There are too many bright lights to list here. I can say
that there are enough that I commend this book to you for the excellent
academic advancement it offers the field. I can also say that I have put it
into my teaching syllabus for the graduate class I lead on the social relevance of environmental sustainability and climate
change in museums.
I commend to you, in Chapter two, along with an important
overview of the history of climate heritage work, the summaries of the eight most
relevant recommendations (of 18) described in the 2016 UNESCO report on climate
impacts and World Heritage sites. The recommendations were produced by the
United Nations Environment Program and the Union of Concerned Sciences, with collaboration
from the International Union for the Conservation of Nature and US-International
Council on Monuments and Sites.
Chapter four on “Improving Management Responses to Coastal Change:
utilizing sources form archaeology, maps, charts, photographs and art” is
incredibly valuable to any historian or cultural resource manager struggling to
either find data to demonstrate change, or to illustrate the relevance of
historical collections to understanding and explaining climate change impacts.
For those exploring effective ways to communicate climate
change with visitors, Chapter 12 is a must-read. “Every place has a climate story:
finding and sharing climate change stories with cultural heritage” describes
the why and how of the National Park Services work to establish a method of
communicating climate change stories that is adaptable for any part, climate
story, and listener. The particular value here is the reminder to meet the
learner where they are, and to use the myriad of storytelling resources at hand
depending upon the interests of the learner and the history of this site.

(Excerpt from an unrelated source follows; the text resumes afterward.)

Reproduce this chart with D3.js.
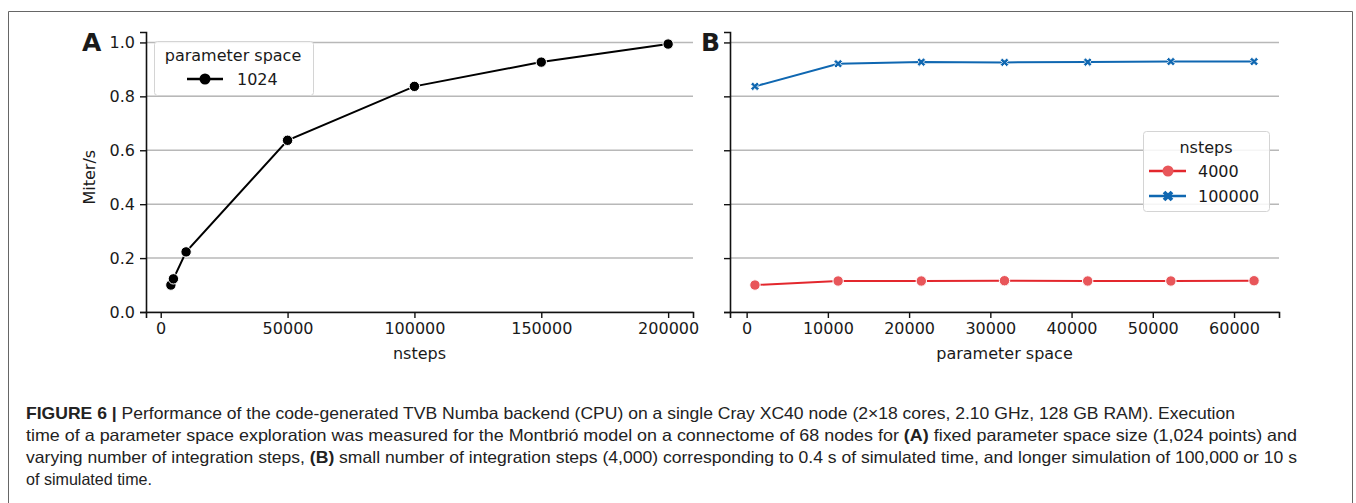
<!DOCTYPE html>
<html>
<head>
<meta charset="utf-8">
<script src="https://cdn.jsdelivr.net/npm/d3@7"></script>
<style>
  body { margin: 0; background: #fff; }
  svg text { font-family: "DejaVu Sans", sans-serif; fill: #1a1a1a; }
  .cap text, text.cap { font-family: "Liberation Sans Narrow", "Liberation Sans", Arial, sans-serif; }
</style>
</head>
<body>
<div class="canvas"></div>
<script>
// panel A: fixed parameter space (1024), varying nsteps
const nstepsA = [4000, 5000, 10000, 50000, 100000, 150000, 200000];
const miterA  = [0.100, 0.123, 0.223, 0.637, 0.837, 0.927, 0.994];

// panel B: varying parameter space, two nsteps settings
const paramSpace = [1024, 11264, 21504, 31744, 41984, 52224, 62464];
const miter4000   = [0.100, 0.115, 0.115, 0.116, 0.115, 0.115, 0.116];
const miter100000 = [0.837, 0.921, 0.927, 0.926, 0.927, 0.929, 0.929];

const yTicks  = [0, 0.2, 0.4, 0.6, 0.8, 1.0];
const xTicksA = [0, 50000, 100000, 150000, 200000];
const xTicksB = [0, 10000, 20000, 30000, 40000, 50000, 60000];

const red = '#e3272d', redFill = '#e8565a', blue = '#0f67b1';

const svg = d3.select('.canvas')
    .append('svg')
    .attr('width', 1356)
    .attr('height', 503);

// outer frame (top, left, right)
svg.append('path')
    .attr('d', 'M8.5,503 V11.5 H1352.5 V503')
    .attr('fill', 'none')
    .attr('stroke', '#666')
    .attr('stroke-width', 1);

// pad an extent by 5% each side, like matplotlib does
const pad = ext => {
    const m = (ext[1] - ext[0]) * 0.05;
    return [ext[0] - m, ext[1] + m];
};

const y = d3.scaleLinear()
    .domain([0, pad(d3.extent(miterA))[1]])
    .range([312, 32]);

const xA = d3.scaleLinear().domain(pad(d3.extent(nstepsA))).range([146, 693]);
const xB = d3.scaleLinear().domain(pad(d3.extent(paramSpace))).range([730, 1279]);

//draws grid + spines + ticks for one panel
const drawAxes = (x, xTicks, showYLabels, xLabel) => {
    const g = svg.append('g');
    const [x0, x1] = x.range();

    g.selectAll('line.grid')
        .data(yTicks)
        .enter().append('line')
            .attr('x1', x0).attr('x2', x1)
            .attr('y1', d => y(d)).attr('y2', d => y(d))
            .attr('stroke', '#b8b8b8')
            .attr('stroke-width', 1.5);

    const yAxis = d3.axisLeft(y).tickValues(yTicks).tickSizeOuter(0).tickSize(6).tickPadding(5)
        .tickFormat(showYLabels ? d3.format('.1f') : '');
    const ya = g.append('g').attr('transform', `translate(${x0},0)`).call(yAxis);

    const xAxis = d3.axisBottom(x).tickValues(xTicks).tickSizeOuter(0).tickSize(6).tickPadding(5)
        .tickFormat(d3.format('d'));
    const xa = g.append('g').attr('transform', `translate(0,${y.range()[0]})`).call(xAxis);

    [ya, xa].forEach(a => {
        a.select('.domain').attr('stroke', '#111').attr('stroke-width', 1.6);
        a.selectAll('.tick line').attr('stroke', '#111').attr('stroke-width', 1.4);
        a.selectAll('.tick text').attr('font-size', 16).attr('font-family', '"DejaVu Sans", sans-serif').attr('fill', '#1a1a1a');
    });

    g.append('text')
        .attr('x', (x0 + x1) / 2)
        .attr('y', 359)
        .attr('text-anchor', 'middle')
        .attr('font-size', 16)
        .text(xLabel);
    return g;
};

drawAxes(xA, xTicksA, true, 'nsteps');
drawAxes(xB, xTicksB, false, 'parameter space');

// y label
svg.append('text')
    .attr('transform', `translate(95,${y(0.5)}) rotate(-90)`)
    .attr('text-anchor', 'middle')
    .attr('font-size', 16)
    .text('Miter/s');

// panel letters
svg.selectAll('text.letter')
    .data([{t: 'A', x: 82}, {t: 'B', x: 701}])
    .enter().append('text')
        .attr('class', 'letter')
        .attr('x', d => d.x)
        .attr('y', 51)
        .attr('font-size', 25)
        .attr('font-weight', 'bold')
        .attr('font-family', '"Liberation Sans", Arial, sans-serif')
        .text(d => d.t);

const line = x => d3.line().x(d => x(d[0])).y(d => y(d[1]));

// panel A series
svg.append('path')
    .datum(d3.zip(nstepsA, miterA))
    .attr('d', line(xA))
    .attr('fill', 'none')
    .attr('stroke', '#000')
    .attr('stroke-width', 2);

svg.selectAll('circle.a')
    .data(d3.zip(nstepsA, miterA))
    .enter().append('circle')
        .attr('cx', d => xA(d[0]))
        .attr('cy', d => y(d[1]))
        .attr('r', 5.2)
        .attr('fill', '#000')
        .attr('stroke', '#fff')
        .attr('stroke-width', 1);

// panel B series
svg.append('path')
    .datum(d3.zip(paramSpace, miter4000))
    .attr('d', line(xB))
    .attr('fill', 'none')
    .attr('stroke', red)
    .attr('stroke-width', 2);

svg.selectAll('circle.b')
    .data(d3.zip(paramSpace, miter4000))
    .enter().append('circle')
        .attr('cx', d => xB(d[0]))
        .attr('cy', d => y(d[1]))
        .attr('r', 5.2)
        .attr('fill', redFill)
        .attr('stroke', '#fff')
        .attr('stroke-width', 1);

svg.append('path')
    .datum(d3.zip(paramSpace, miter100000))
    .attr('d', line(xB))
    .attr('fill', 'none')
    .attr('stroke', blue)
    .attr('stroke-width', 2);

const xMark = d3.symbol().type(d3.symbolCross).size(46);
svg.selectAll('path.xm')
    .data(d3.zip(paramSpace, miter100000))
    .enter().append('path')
        .attr('d', xMark)
        .attr('transform', d => `translate(${xB(d[0])},${y(d[1])}) rotate(45)`)
        .attr('fill', blue)
        .attr('stroke', '#fff')
        .attr('stroke-width', 0.8);

// legend A
const legA = svg.append('g');
legA.append('rect')
    .attr('x', 154.5).attr('y', 41.5).attr('width', 159).attr('height', 54)
    .attr('rx', 3)
    .attr('fill', 'rgba(255,255,255,0.85)')
    .attr('stroke', '#d4d4d4');
legA.append('text').attr('x', 233).attr('y', 61).attr('text-anchor', 'middle').attr('font-size', 16).text('parameter space');
legA.append('line').attr('x1', 187).attr('x2', 223).attr('y1', 79).attr('y2', 79).attr('stroke', '#000').attr('stroke-width', 2.5);
legA.append('circle').attr('cx', 205).attr('cy', 79).attr('r', 5.5).attr('fill', '#000');
legA.append('text').attr('x', 237).attr('y', 85).attr('font-size', 16).text('1024');

// legend B
const legB = svg.append('g');
legB.append('rect')
    .attr('x', 1143.5).attr('y', 131.5).attr('width', 126).attr('height', 80)
    .attr('rx', 3)
    .attr('fill', 'rgba(255,255,255,0.85)')
    .attr('stroke', '#d4d4d4');
legB.append('text').attr('x', 1206).attr('y', 153).attr('text-anchor', 'middle').attr('font-size', 16).text('nsteps');
const legItems = [
    {name: '4000', colour: red, fill: redFill, yy: 171, mark: 'circle'},
    {name: '100000', colour: blue, fill: blue, yy: 196, mark: 'x'}
];
legItems.forEach(d => {
    legB.append('line').attr('x1', 1149).attr('x2', 1186).attr('y1', d.yy).attr('y2', d.yy)
        .attr('stroke', d.colour).attr('stroke-width', 2.5);
    if (d.mark === 'circle') {
        legB.append('circle').attr('cx', 1168).attr('cy', d.yy).attr('r', 5.5).attr('fill', d.fill);
    } else {
        legB.append('path').attr('d', d3.symbol().type(d3.symbolCross).size(70))
            .attr('transform', `translate(1168,${d.yy}) rotate(45)`).attr('fill', d.fill);
    }
    legB.append('text').attr('x', 1198).attr('y', d.yy + 6).attr('font-size', 16).text(d.name);
});

// caption
const caption = [
    {parts: [['FIGURE 6 | ', true], ['Performance of the code-generated TVB Numba backend (CPU) on a single Cray XC40 node (2×18 cores, 2.10 GHz, 128 GB RAM). Execution', false]], len: 1209},
    {parts: [['time of a parameter space exploration was measured for the Montbrió model on a connectome of 68 nodes for ', false], ['(A)', true], [' fixed parameter space size (1,024 points) and', false]], len: 1271},
    {parts: [['varying number of integration steps, ', false], ['(B)', true], [' small number of integration steps (4,000) corresponding to 0.4  s of simulated time, and longer simulation of 100,000 or 10 s', false]], len: 1271},
    {parts: [['of simulated time.', false]], len: 126}
];
const cap = svg.append('g').attr('class', 'cap');
caption.forEach((ln, i) => {
    const t = cap.append('text')
        .attr('x', 26)
        .attr('y', 419 + i * 22)
        .attr('font-size', 16.5)
        .attr('textLength', ln.len)
        .attr('lengthAdjust', 'spacingAndGlyphs');
    ln.parts.forEach(p => {
        t.append('tspan')
            .attr('font-weight', p[1] ? 'bold' : 'normal')
            .attr('fill', '#222')
            .text(p[0]);
    });
});
</script>
</body>
</html>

But each essay is an important read. The story of Scotland's Coastal Heritage at Risk Project is an ideal example of community collaboration from citizens to government to record sites, update information on them, and to help prioritize action. The balance of authors offer similarly important examples of cooperative engagement as they describe ice patch
archaeology, rescue archaeology, survey programs among cooperating
universities, collaboration with tribal communities. They are a marvelous array of ways
public archaeology and climate change response is producing new knowledge in
the face of potential disaster.
Public Archaeology& Climate Change is a very important contribution to our field because
it offers practitioners encouragement and inspiration as they race climate
change to identify, record, and understand impacts on cultural heritage sites,
and then to a respond to those threats and impacts.